A high level of EQ aptitude in a work environment can give rise to high degree of group efficiency as more employees can partake in a near-mystical, otherworldly state of concentration described recently in Fortune magazine as ‘flow’ or what most would refer to as ‘being in the zone’. This nirvana-esque state of mind is in fact a neurochemical experience that can be described with several psychological markers such as concentration, decreased self consciousness and dilation of time which can exist on a micro-flow level in individual tasks or on a macro level where employees are extremely engaged with a common project. Flow is one of many ideal goals for adequate EQ application in any company given that it generates an optimal productive state and happiness.

According to Ted talks alumnus Dr. Mihaly Csikszentmihalyi, getting employees into a state of Flow can be reliably induced through keeping individuals in an active state of mind between arousal and control which involves an interplay of high degree of skill meeting a high degree of challenge. Organizationally, this maybe the intersection of a high collective staff CQ and EQ meeting each other with an aligned goal (i.e.: The challenge)

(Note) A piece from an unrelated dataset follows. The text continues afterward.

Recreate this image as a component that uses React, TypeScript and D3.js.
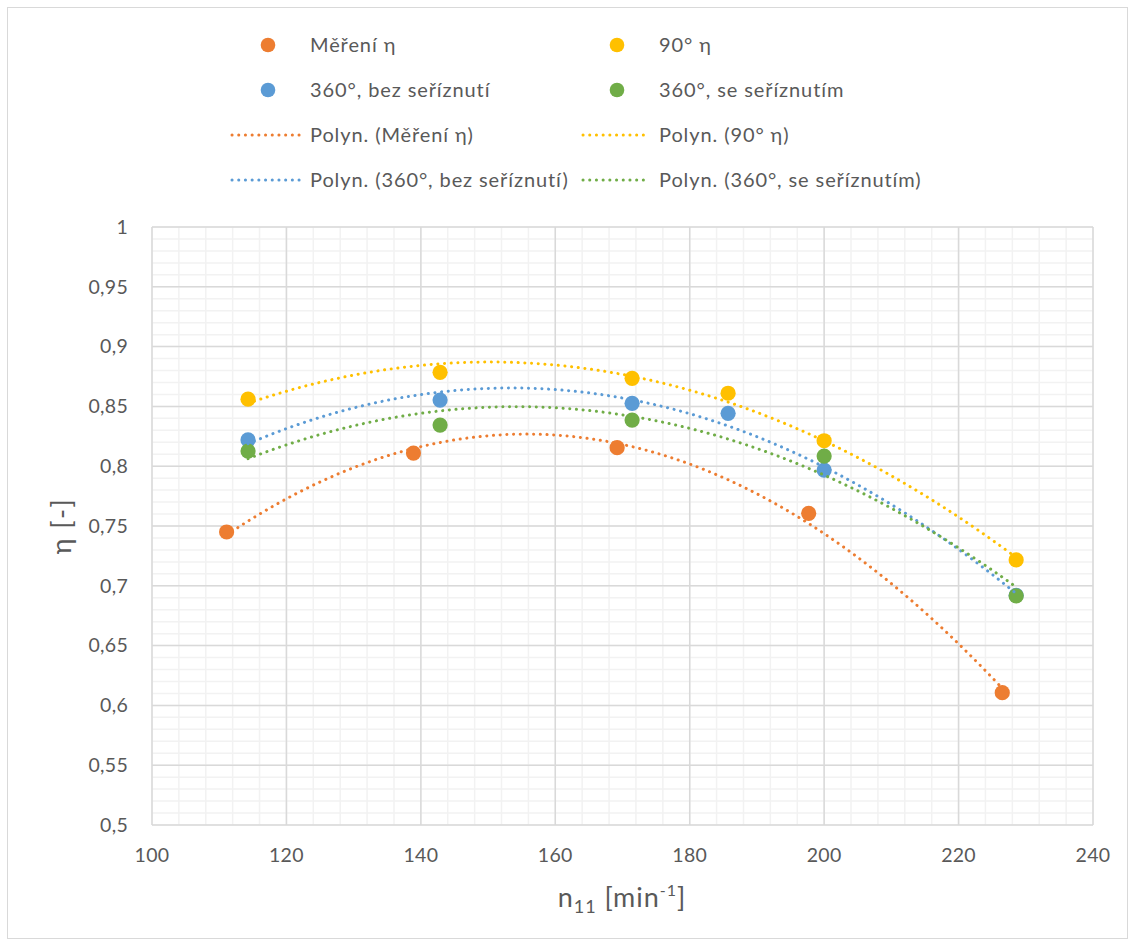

As institutions globally recognize the value of EQ/EI for strategic management as well as better alignment of human resources, the mastery of EQ has become essential in career progression. For instance, managers, such as those in Johnson and Johnson (US), were identified for leadership potential often have higher EQ competencies than their peers as they were able to fluidly manage more resources while avoiding conflicts in the face of increasing cultural diversity. Why aren’t we doing the same here?